DIRECTIONS FOR THIS TASK: Write out the listing below exactly, and omit any images you find in it.

[Start DATA EXCERPT]

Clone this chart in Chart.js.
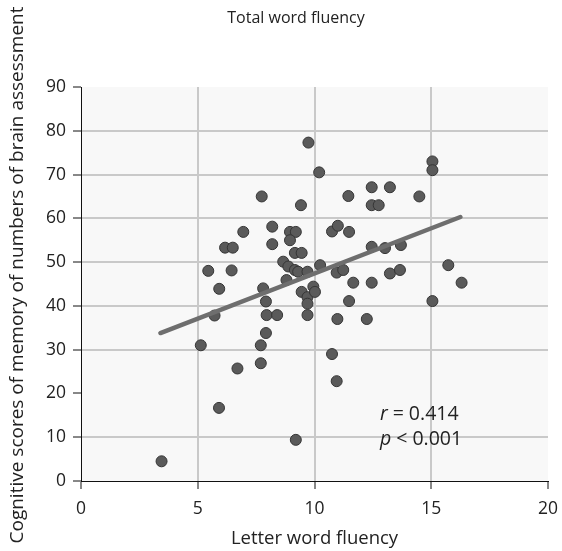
<!DOCTYPE html>
<html>
<head>
<meta charset="utf-8">
<script src="https://cdn.jsdelivr.net/npm/chart.js@4.4.0/dist/chart.umd.min.js"></script>
<style>
  html, body { margin: 0; padding: 0; background: #fff; }
  canvas { display: block; }
</style>
</head>
<body>
<canvas id="chart" width="562" height="551"></canvas>
<script>
// Letter word fluency (x) vs memory-of-numbers score (y)
const letterFluency = [
  3.45, 5.13, 5.45, 5.72, 5.92, 5.91, 6.17, 6.5, 6.45, 6.7,
  6.95, 7.7, 7.7, 7.74, 7.8, 7.92, 7.92, 7.95, 8.4, 8.19,
  8.19, 8.66, 8.8, 8.88, 8.95, 9.2, 8.95, 9.16, 9.3, 9.16,
  9.45, 9.2, 9.42, 9.45, 9.7, 9.7, 9.7, 9.7, 9.74, 9.95,
  10.02, 10.2, 10.24, 10.75, 11.0, 10.75, 10.95, 10.98, 10.95, 11.23,
  11.45, 11.48, 11.48, 11.66, 12.24, 12.45, 12.45, 12.75, 12.45, 12.45,
  13.02, 13.23, 13.23, 13.66, 13.7, 14.49, 15.05, 15.05, 15.05, 15.73,
  16.3
];
const memoryScores = [
  4.5, 31.0, 48.0, 37.8, 43.9, 16.7, 53.3, 53.3, 48.1, 25.7,
  56.9, 31.0, 26.9, 65.0, 44.0, 41.0, 33.8, 37.9, 37.9, 58.1,
  54.1, 50.1, 45.9, 49.0, 56.9, 56.9, 55.0, 48.2, 47.8, 52.1,
  52.1, 9.4, 63.0, 43.2, 47.8, 42.0, 40.5, 37.9, 77.3, 44.4,
  43.2, 70.5, 49.3, 57.0, 58.3, 29.0, 22.8, 37.0, 47.6, 48.2,
  65.1, 56.9, 41.1, 45.3, 37.0, 67.1, 63.0, 63.0, 53.5, 45.3,
  53.2, 67.1, 47.4, 48.2, 53.9, 65.0, 73.0, 71.0, 41.1, 49.3,
  45.3
];
// fitted line end points
const fitX = [3.4, 16.25];
const fitY = [33.8, 60.3];

const xTicks = [0, 5, 10, 15, 20];
const yTicks = [0, 10, 20, 30, 40, 50, 60, 70, 80, 90];

const chartTitle = 'Total word fluency';
const xTitle = 'Letter word fluency';
const yTitle = 'Cognitive scores of memory of numbers of brain assessment';
const statLabels = [['r', ' = 0.414'], ['p', ' < 0.001']];

const FONT = '"Open Sans", "Noto Sans", sans-serif';
const TEXT = '#222';

const plotBackground = {
  id: 'plotBackground',
  beforeDraw(chart) {
    const { ctx, chartArea } = chart;
    ctx.save();
    ctx.fillStyle = '#f8f8f8';
    ctx.fillRect(chartArea.left, chartArea.top, chartArea.right - chartArea.left, chartArea.bottom - chartArea.top);
    ctx.restore();
  }
};

const extraText = {
  id: 'extraText',
  afterDraw(chart) {
    const { ctx, scales } = chart;
    ctx.save();
    ctx.fillStyle = TEXT;
    ctx.textAlign = 'center';
    ctx.textBaseline = 'middle';
    // chart title
    ctx.font = '16px ' + FONT;
    ctx.fillText(chartTitle, 296, 18);
    // y axis title
    ctx.translate(18, 275);
    ctx.rotate(-Math.PI / 2);
    ctx.font = '19px ' + FONT;
    ctx.fillText(yTitle, 0, 0);
    ctx.restore();

    // r / p annotation
    ctx.save();
    ctx.fillStyle = TEXT;
    ctx.textBaseline = 'middle';
    ctx.textAlign = 'left';
    const x0 = scales.x.getPixelForValue(12.8);
    const ys = [15.1, 9.6];
    statLabels.forEach((parts, i) => {
      const y = scales.y.getPixelForValue(ys[i]);
      ctx.font = 'italic 19.5px ' + FONT;
      ctx.fillText(parts[0], x0, y);
      const w = ctx.measureText(parts[0]).width;
      ctx.font = '19.5px ' + FONT;
      ctx.fillText(parts[1], x0 + w, y);
    });
    ctx.restore();
  }
};

const gridColor = (ctx) => {
  const v = ctx.tick && ctx.tick.value;
  return (v === 0 || v === 90 || v === 20) ? 'rgba(0,0,0,0)' : '#c9c9c9';
};

new Chart(document.getElementById('chart'), {
  data: {
    datasets: [
      {
        type: 'line',
        data: fitX.map((x, i) => ({ x, y: fitY[i] })),
        borderColor: '#6e6e6e',
        borderWidth: 4.5,
        borderCapStyle: 'round',
        pointRadius: 0,
        fill: false,
        order: 0
      },
      {
        type: 'scatter',
        data: letterFluency.map((x, i) => ({ x, y: memoryScores[i] })),
        backgroundColor: '#5a5a5a',
        borderColor: '#363636',
        borderWidth: 1,
        pointRadius: 5.5,
        order: 1
      }
    ]
  },
  options: {
    responsive: false,
    animation: false,
    layout: { padding: { left: 0, right: 14, top: 87, bottom: 0 } },
    plugins: {
      legend: { display: false },
      tooltip: { enabled: false },
      title: { display: false }
    },
    scales: {
      x: {
        type: 'linear',
        min: 0,
        max: 20,
        afterBuildTicks: (scale) => { scale.ticks = xTicks.map(v => ({ value: v })); },
        afterFit: (scale) => {
          scale.height = 70;
          scale.paddingLeft = 0;
          scale.paddingRight = 0;
        },
        border: { color: '#111', width: 1 },
        grid: { color: gridColor, lineWidth: 2, tickColor: '#111', tickWidth: 1, tickLength: 8 },
        ticks: { color: TEXT, padding: 10, maxRotation: 0, font: { family: FONT, size: 17.5 } },
        title: {
          display: true,
          text: xTitle,
          color: TEXT,
          font: { family: FONT, size: 18.5 },
          padding: { top: 0, bottom: 1 }
        }
      },
      y: {
        type: 'linear',
        min: 0,
        max: 90,
        afterBuildTicks: (scale) => { scale.ticks = yTicks.map(v => ({ value: v })); },
        afterFit: (scale) => { scale.width = 81; },
        border: { color: '#111', width: 1 },
        grid: { color: gridColor, lineWidth: 2, tickColor: '#111', tickWidth: 1, tickLength: 8 },
        ticks: { color: TEXT, padding: 7, font: { family: FONT, size: 17.5 } }
      }
    }
  },
  plugins: [plotBackground, extraText]
});
</script>
</body>
</html>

[End DATA EXCERPT]

THE OUTPUT:
Clone this chart in Chart.js.
<!DOCTYPE html>
<html>
<head>
<meta charset="utf-8">
<script src="https://cdn.jsdelivr.net/npm/chart.js@4.4.0/dist/chart.umd.min.js"></script>
<style>
  html, body { margin: 0; padding: 0; background: #fff; }
  canvas { display: block; }
</style>
</head>
<body>
<canvas id="chart" width="562" height="551"></canvas>
<script>
// Letter word fluency (x) vs memory-of-numbers score (y)
const letterFluency = [
  3.45, 5.13, 5.45, 5.72, 5.92, 5.91, 6.17, 6.5, 6.45, 6.7,
  6.95, 7.7, 7.7, 7.74, 7.8, 7.92, 7.92, 7.95, 8.4, 8.19,
  8.19, 8.66, 8.8, 8.88, 8.95, 9.2, 8.95, 9.16, 9.3, 9.16,
  9.45, 9.2, 9.42, 9.45, 9.7, 9.7, 9.7, 9.7, 9.74, 9.95,
  10.02, 10.2, 10.24, 10.75, 11.0, 10.75, 10.95, 10.98, 10.95, 11.23,
  11.45, 11.48, 11.48, 11.66, 12.24, 12.45, 12.45, 12.75, 12.45, 12.45,
  13.02, 13.23, 13.23, 13.66, 13.7, 14.49, 15.05, 15.05, 15.05, 15.73,
  16.3
];
const memoryScores = [
  4.5, 31.0, 48.0, 37.8, 43.9, 16.7, 53.3, 53.3, 48.1, 25.7,
  56.9, 31.0, 26.9, 65.0, 44.0, 41.0, 33.8, 37.9, 37.9, 58.1,
  54.1, 50.1, 45.9, 49.0, 56.9, 56.9, 55.0, 48.2, 47.8, 52.1,
  52.1, 9.4, 63.0, 43.2, 47.8, 42.0, 40.5, 37.9, 77.3, 44.4,
  43.2, 70.5, 49.3, 57.0, 58.3, 29.0, 22.8, 37.0, 47.6, 48.2,
  65.1, 56.9, 41.1, 45.3, 37.0, 67.1, 63.0, 63.0, 53.5, 45.3,
  53.2, 67.1, 47.4, 48.2, 53.9, 65.0, 73.0, 71.0, 41.1, 49.3,
  45.3
];
// fitted line end points
const fitX = [3.4, 16.25];
const fitY = [33.8, 60.3];

const xTicks = [0, 5, 10, 15, 20];
const yTicks = [0, 10, 20, 30, 40, 50, 60, 70, 80, 90];

const chartTitle = 'Total word fluency';
const xTitle = 'Letter word fluency';
const yTitle = 'Cognitive scores of memory of numbers of brain assessment';
const statLabels = [['r', ' = 0.414'], ['p', ' < 0.001']];

const FONT = '"Open Sans", "Noto Sans", sans-serif';
const TEXT = '#222';

const plotBackground = {
  id: 'plotBackground',
  beforeDraw(chart) {
    const { ctx, chartArea } = chart;
    ctx.save();
    ctx.fillStyle = '#f8f8f8';
    ctx.fillRect(chartArea.left, chartArea.top, chartArea.right - chartArea.left, chartArea.bottom - chartArea.top);
    ctx.restore();
  }
};

const extraText = {
  id: 'extraText',
  afterDraw(chart) {
    const { ctx, scales } = chart;
    ctx.save();
    ctx.fillStyle = TEXT;
    ctx.textAlign = 'center';
    ctx.textBaseline = 'middle';
    // chart title
    ctx.font = '16px ' + FONT;
    ctx.fillText(chartTitle, 296, 18);
    // y axis title
    ctx.translate(18, 275);
    ctx.rotate(-Math.PI / 2);
    ctx.font = '19px ' + FONT;
    ctx.fillText(yTitle, 0, 0);
    ctx.restore();

    // r / p annotation
    ctx.save();
    ctx.fillStyle = TEXT;
    ctx.textBaseline = 'middle';
    ctx.textAlign = 'left';
    const x0 = scales.x.getPixelForValue(12.8);
    const ys = [15.1, 9.6];
    statLabels.forEach((parts, i) => {
      const y = scales.y.getPixelForValue(ys[i]);
      ctx.font = 'italic 19.5px ' + FONT;
      ctx.fillText(parts[0], x0, y);
      const w = ctx.measureText(parts[0]).width;
      ctx.font = '19.5px ' + FONT;
      ctx.fillText(parts[1], x0 + w, y);
    });
    ctx.restore();
  }
};

const gridColor = (ctx) => {
  const v = ctx.tick && ctx.tick.value;
  return (v === 0 || v === 90 || v === 20) ? 'rgba(0,0,0,0)' : '#c9c9c9';
};

new Chart(document.getElementById('chart'), {
  data: {
    datasets: [
      {
        type: 'line',
        data: fitX.map((x, i) => ({ x, y: fitY[i] })),
        borderColor: '#6e6e6e',
        borderWidth: 4.5,
        borderCapStyle: 'round',
        pointRadius: 0,
        fill: false,
        order: 0
      },
      {
        type: 'scatter',
        data: letterFluency.map((x, i) => ({ x, y: memoryScores[i] })),
        backgroundColor: '#5a5a5a',
        borderColor: '#363636',
        borderWidth: 1,
        pointRadius: 5.5,
        order: 1
      }
    ]
  },
  options: {
    responsive: false,
    animation: false,
    layout: { padding: { left: 0, right: 14, top: 87, bottom: 0 } },
    plugins: {
      legend: { display: false },
      tooltip: { enabled: false },
      title: { display: false }
    },
    scales: {
      x: {
        type: 'linear',
        min: 0,
        max: 20,
        afterBuildTicks: (scale) => { scale.ticks = xTicks.map(v => ({ value: v })); },
        afterFit: (scale) => {
          scale.height = 70;
          scale.paddingLeft = 0;
          scale.paddingRight = 0;
        },
        border: { color: '#111', width: 1 },
        grid: { color: gridColor, lineWidth: 2, tickColor: '#111', tickWidth: 1, tickLength: 8 },
        ticks: { color: TEXT, padding: 10, maxRotation: 0, font: { family: FONT, size: 17.5 } },
        title: {
          display: true,
          text: xTitle,
          color: TEXT,
          font: { family: FONT, size: 18.5 },
          padding: { top: 0, bottom: 1 }
        }
      },
      y: {
        type: 'linear',
        min: 0,
        max: 90,
        afterBuildTicks: (scale) => { scale.ticks = yTicks.map(v => ({ value: v })); },
        afterFit: (scale) => { scale.width = 81; },
        border: { color: '#111', width: 1 },
        grid: { color: gridColor, lineWidth: 2, tickColor: '#111', tickWidth: 1, tickLength: 8 },
        ticks: { color: TEXT, padding: 7, font: { family: FONT, size: 17.5 } }
      }
    }
  },
  plugins: [plotBackground, extraText]
});
</script>
</body>
</html>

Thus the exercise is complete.